— BEGIN Given material —

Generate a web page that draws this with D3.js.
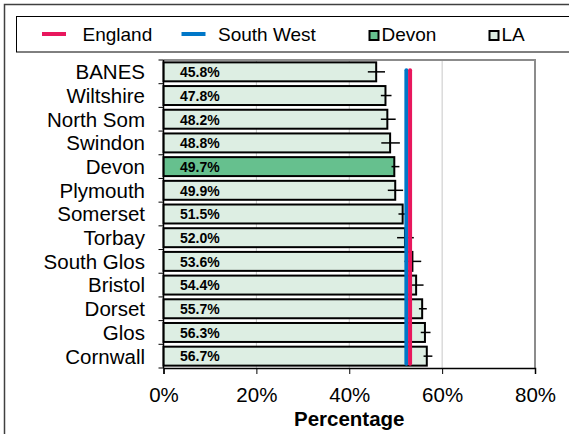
<!DOCTYPE html>
<html>
<head>
<meta charset="utf-8">
<script src="https://cdn.jsdelivr.net/npm/d3@7"></script>
<style>
  body { margin: 0; background: #fff; }
  text { font-family: "Liberation Sans", Arial, sans-serif; }
</style>
</head>
<body>
<div class="graph"></div>
<script>
// data
var areas = ["BANES", "Wiltshire", "North Som", "Swindon", "Devon", "Plymouth", "Somerset",
             "Torbay", "South Glos", "Bristol", "Dorset", "Glos", "Cornwall"];
var values = [45.8, 47.8, 48.2, 48.8, 49.7, 49.9, 51.5, 52.0, 53.6, 54.4, 55.7, 56.3, 56.7];
var lower  = [44.0, 46.8, 46.8, 46.9, 49.1, 48.3, 50.6, 50.3, 51.9, 52.9, 55.0, 55.4, 56.0];
var upper  = [47.7, 49.1, 50.0, 50.9, 50.8, 51.6, 52.2, 53.9, 55.5, 56.0, 56.7, 57.5, 57.9];
var england = 53.1;
var southWest = 52.3;
var highlight = "Devon";
var xTicks = [0, 20, 40, 60, 80];

var width = 569, height = 434;
var plot = {left: 163.5, right: 535, top: 60, bottom: 368};

var svg = d3.select(".graph").append("svg")
    .attr("width", width)
    .attr("height", height);

// outer chart border
svg.append("rect")
    .attr("x", 4.5).attr("y", 4.5)
    .attr("width", width + 10).attr("height", height + 10)
    .attr("fill", "none").attr("stroke", "#404040").attr("stroke-width", 1.5);

var x = d3.scaleLinear().domain([0, 80]).range([plot.left, plot.right]);
var y = d3.scaleBand().domain(areas).range([plot.top, plot.bottom]).paddingInner(0.2).paddingOuter(0.1);

// gridlines
svg.append("g").selectAll("line")
    .data(xTicks.slice(1, -1))
    .enter().append("line")
    .attr("x1", function(d) { return x(d); })
    .attr("x2", function(d) { return x(d); })
    .attr("y1", plot.top).attr("y2", plot.bottom)
    .attr("stroke", "#c8c8c8").attr("stroke-width", 1);

// plot frame top and right
svg.append("path")
    .attr("d", "M" + plot.left + "," + plot.top + "H" + plot.right + "V" + plot.bottom)
    .attr("fill", "none").attr("stroke", "#8c8c8c").attr("stroke-width", 2);

// bars
svg.append("g").selectAll("rect")
    .data(areas)
    .enter().append("rect")
    .attr("x", x(0))
    .attr("y", function(d) { return y(d); })
    .attr("width", function(d, i) { return x(values[i]) - x(0); })
    .attr("height", y.bandwidth())
    .attr("fill", function(d) { return d == highlight ? "#66c08e" : "#ddeee3"; })
    .attr("stroke", "#000").attr("stroke-width", 2);

// error bars
svg.append("g").selectAll("line")
    .data(areas)
    .enter().append("line")
    .attr("x1", function(d, i) { return x(lower[i]); })
    .attr("x2", function(d, i) { return x(upper[i]); })
    .attr("y1", function(d) { return y(d) + y.bandwidth() / 2; })
    .attr("y2", function(d) { return y(d) + y.bandwidth() / 2; })
    .attr("stroke", "#000").attr("stroke-width", 1.5);

// value labels
svg.append("g").selectAll("text")
    .data(areas)
    .enter().append("text")
    .attr("x", x(0) + 16.5)
    .attr("y", function(d) { return y(d) + y.bandwidth() / 2; })
    .attr("dy", "0.38em")
    .attr("font-size", 14)
    .attr("font-weight", "bold")
    .text(function(d, i) { return values[i].toFixed(1) + "%"; });

// England and South West reference lines
var ends = [y(areas[0]) + 8, y(areas[areas.length - 1]) + y.bandwidth() - 2];
svg.append("line")
    .attr("x1", x(southWest)).attr("x2", x(southWest))
    .attr("y1", ends[0]).attr("y2", ends[1])
    .attr("stroke", "#0077c8").attr("stroke-width", 4).attr("stroke-linecap", "round");
svg.append("line")
    .attr("x1", x(england)).attr("x2", x(england))
    .attr("y1", ends[0]).attr("y2", ends[1])
    .attr("stroke", "#e8175d").attr("stroke-width", 4).attr("stroke-linecap", "round");

// y axis
var yAxis = svg.append("g")
    .attr("transform", "translate(" + plot.left + ",0)");
yAxis.append("line")
    .attr("x1", 0).attr("x2", 0).attr("y1", plot.top).attr("y2", plot.bottom)
    .attr("stroke", "#000").attr("stroke-width", 1.5);
yAxis.selectAll(".tk")
    .data(d3.range(areas.length + 1))
    .enter().append("line")
    .attr("x1", -5).attr("x2", 0)
    .attr("y1", function(i) { return plot.top + i * (plot.bottom - plot.top) / areas.length; })
    .attr("y2", function(i) { return plot.top + i * (plot.bottom - plot.top) / areas.length; })
    .attr("stroke", "#000");
yAxis.selectAll("text")
    .data(areas)
    .enter().append("text")
    .attr("x", -18.5)
    .attr("y", function(d) { return y(d) + y.bandwidth() / 2; })
    .attr("dy", "0.36em")
    .attr("text-anchor", "end")
    .attr("font-size", 20.5)
    .text(function(d) { return d; });

// x axis
var xAxis = svg.append("g")
    .attr("transform", "translate(0," + plot.bottom + ")")
    .call(d3.axisBottom(x).tickValues(xTicks).tickSize(6).tickPadding(13)
        .tickFormat(function(d) { return d + "%"; }));
xAxis.select(".domain").attr("stroke-width", 1.5);
xAxis.selectAll("text")
    .attr("font-size", 20.5)
    .attr("font-family", "Liberation Sans, Arial, sans-serif")
    .attr("fill", "#000");

svg.append("text")
    .attr("x", (plot.left + plot.right) / 2)
    .attr("y", 425.5)
    .attr("text-anchor", "middle")
    .attr("font-size", 20.5)
    .attr("font-weight", "bold")
    .text("Percentage");

// legend
var legend = svg.append("g");
legend.append("rect")
    .attr("x", 16.5).attr("y", 16.5)
    .attr("width", width).attr("height", 35.5)
    .attr("fill", "#fff").attr("stroke", "#000").attr("stroke-width", 1);

var legendItems = [
  {name: "England", type: "line", color: "#e8175d", x: 42, tx: 82.5},
  {name: "South West", type: "line", color: "#0077c8", x: 181.5, tx: 218},
  {name: "Devon", type: "box", color: "#66c08e", x: 369.5, tx: 381.5},
  {name: "LA", type: "box", color: "#ddeee3", x: 489.5, tx: 501.5}
];
legendItems.forEach(function(d) {
  if (d.type == "line") {
    legend.append("line")
      .attr("x1", d.x).attr("x2", d.x + 24)
      .attr("y1", 34).attr("y2", 34)
      .attr("stroke", d.color).attr("stroke-width", 4);
  } else {
    legend.append("rect")
      .attr("x", d.x).attr("y", 31)
      .attr("width", 9).attr("height", 9)
      .attr("fill", d.color).attr("stroke", "#000").attr("stroke-width", 2);
  }
  legend.append("text")
    .attr("x", d.tx).attr("y", 34)
    .attr("dy", "0.36em")
    .attr("font-size", 19)
    .text(d.name);
});
</script>
</body>
</html>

— END Given material —

== Task instructions ==
In your copy of the listing above, reproduce each line exactly and omit all pictures.

== Task answer ==
Generate a web page that draws this with D3.js.
<!DOCTYPE html>
<html>
<head>
<meta charset="utf-8">
<script src="https://cdn.jsdelivr.net/npm/d3@7"></script>
<style>
  body { margin: 0; background: #fff; }
  text { font-family: "Liberation Sans", Arial, sans-serif; }
</style>
</head>
<body>
<div class="graph"></div>
<script>
// data
var areas = ["BANES", "Wiltshire", "North Som", "Swindon", "Devon", "Plymouth", "Somerset",
             "Torbay", "South Glos", "Bristol", "Dorset", "Glos", "Cornwall"];
var values = [45.8, 47.8, 48.2, 48.8, 49.7, 49.9, 51.5, 52.0, 53.6, 54.4, 55.7, 56.3, 56.7];
var lower  = [44.0, 46.8, 46.8, 46.9, 49.1, 48.3, 50.6, 50.3, 51.9, 52.9, 55.0, 55.4, 56.0];
var upper  = [47.7, 49.1, 50.0, 50.9, 50.8, 51.6, 52.2, 53.9, 55.5, 56.0, 56.7, 57.5, 57.9];
var england = 53.1;
var southWest = 52.3;
var highlight = "Devon";
var xTicks = [0, 20, 40, 60, 80];

var width = 569, height = 434;
var plot = {left: 163.5, right: 535, top: 60, bottom: 368};

var svg = d3.select(".graph").append("svg")
    .attr("width", width)
    .attr("height", height);

// outer chart border
svg.append("rect")
    .attr("x", 4.5).attr("y", 4.5)
    .attr("width", width + 10).attr("height", height + 10)
    .attr("fill", "none").attr("stroke", "#404040").attr("stroke-width", 1.5);

var x = d3.scaleLinear().domain([0, 80]).range([plot.left, plot.right]);
var y = d3.scaleBand().domain(areas).range([plot.top, plot.bottom]).paddingInner(0.2).paddingOuter(0.1);

// gridlines
svg.append("g").selectAll("line")
    .data(xTicks.slice(1, -1))
    .enter().append("line")
    .attr("x1", function(d) { return x(d); })
    .attr("x2", function(d) { return x(d); })
    .attr("y1", plot.top).attr("y2", plot.bottom)
    .attr("stroke", "#c8c8c8").attr("stroke-width", 1);

// plot frame top and right
svg.append("path")
    .attr("d", "M" + plot.left + "," + plot.top + "H" + plot.right + "V" + plot.bottom)
    .attr("fill", "none").attr("stroke", "#8c8c8c").attr("stroke-width", 2);

// bars
svg.append("g").selectAll("rect")
    .data(areas)
    .enter().append("rect")
    .attr("x", x(0))
    .attr("y", function(d) { return y(d); })
    .attr("width", function(d, i) { return x(values[i]) - x(0); })
    .attr("height", y.bandwidth())
    .attr("fill", function(d) { return d == highlight ? "#66c08e" : "#ddeee3"; })
    .attr("stroke", "#000").attr("stroke-width", 2);

// error bars
svg.append("g").selectAll("line")
    .data(areas)
    .enter().append("line")
    .attr("x1", function(d, i) { return x(lower[i]); })
    .attr("x2", function(d, i) { return x(upper[i]); })
    .attr("y1", function(d) { return y(d) + y.bandwidth() / 2; })
    .attr("y2", function(d) { return y(d) + y.bandwidth() / 2; })
    .attr("stroke", "#000").attr("stroke-width", 1.5);

// value labels
svg.append("g").selectAll("text")
    .data(areas)
    .enter().append("text")
    .attr("x", x(0) + 16.5)
    .attr("y", function(d) { return y(d) + y.bandwidth() / 2; })
    .attr("dy", "0.38em")
    .attr("font-size", 14)
    .attr("font-weight", "bold")
    .text(function(d, i) { return values[i].toFixed(1) + "%"; });

// England and South West reference lines
var ends = [y(areas[0]) + 8, y(areas[areas.length - 1]) + y.bandwidth() - 2];
svg.append("line")
    .attr("x1", x(southWest)).attr("x2", x(southWest))
    .attr("y1", ends[0]).attr("y2", ends[1])
    .attr("stroke", "#0077c8").attr("stroke-width", 4).attr("stroke-linecap", "round");
svg.append("line")
    .attr("x1", x(england)).attr("x2", x(england))
    .attr("y1", ends[0]).attr("y2", ends[1])
    .attr("stroke", "#e8175d").attr("stroke-width", 4).attr("stroke-linecap", "round");

// y axis
var yAxis = svg.append("g")
    .attr("transform", "translate(" + plot.left + ",0)");
yAxis.append("line")
    .attr("x1", 0).attr("x2", 0).attr("y1", plot.top).attr("y2", plot.bottom)
    .attr("stroke", "#000").attr("stroke-width", 1.5);
yAxis.selectAll(".tk")
    .data(d3.range(areas.length + 1))
    .enter().append("line")
    .attr("x1", -5).attr("x2", 0)
    .attr("y1", function(i) { return plot.top + i * (plot.bottom - plot.top) / areas.length; })
    .attr("y2", function(i) { return plot.top + i * (plot.bottom - plot.top) / areas.length; })
    .attr("stroke", "#000");
yAxis.selectAll("text")
    .data(areas)
    .enter().append("text")
    .attr("x", -18.5)
    .attr("y", function(d) { return y(d) + y.bandwidth() / 2; })
    .attr("dy", "0.36em")
    .attr("text-anchor", "end")
    .attr("font-size", 20.5)
    .text(function(d) { return d; });

// x axis
var xAxis = svg.append("g")
    .attr("transform", "translate(0," + plot.bottom + ")")
    .call(d3.axisBottom(x).tickValues(xTicks).tickSize(6).tickPadding(13)
        .tickFormat(function(d) { return d + "%"; }));
xAxis.select(".domain").attr("stroke-width", 1.5);
xAxis.selectAll("text")
    .attr("font-size", 20.5)
    .attr("font-family", "Liberation Sans, Arial, sans-serif")
    .attr("fill", "#000");

svg.append("text")
    .attr("x", (plot.left + plot.right) / 2)
    .attr("y", 425.5)
    .attr("text-anchor", "middle")
    .attr("font-size", 20.5)
    .attr("font-weight", "bold")
    .text("Percentage");

// legend
var legend = svg.append("g");
legend.append("rect")
    .attr("x", 16.5).attr("y", 16.5)
    .attr("width", width).attr("height", 35.5)
    .attr("fill", "#fff").attr("stroke", "#000").attr("stroke-width", 1);

var legendItems = [
  {name: "England", type: "line", color: "#e8175d", x: 42, tx: 82.5},
  {name: "South West", type: "line", color: "#0077c8", x: 181.5, tx: 218},
  {name: "Devon", type: "box", color: "#66c08e", x: 369.5, tx: 381.5},
  {name: "LA", type: "box", color: "#ddeee3", x: 489.5, tx: 501.5}
];
legendItems.forEach(function(d) {
  if (d.type == "line") {
    legend.append("line")
      .attr("x1", d.x).attr("x2", d.x + 24)
      .attr("y1", 34).attr("y2", 34)
      .attr("stroke", d.color).attr("stroke-width", 4);
  } else {
    legend.append("rect")
      .attr("x", d.x).attr("y", 31)
      .attr("width", 9).attr("height", 9)
      .attr("fill", d.color).attr("stroke", "#000").attr("stroke-width", 2);
  }
  legend.append("text")
    .attr("x", d.tx).attr("y", 34)
    .attr("dy", "0.36em")
    .attr("font-size", 19)
    .text(d.name);
});
</script>
</body>
</html>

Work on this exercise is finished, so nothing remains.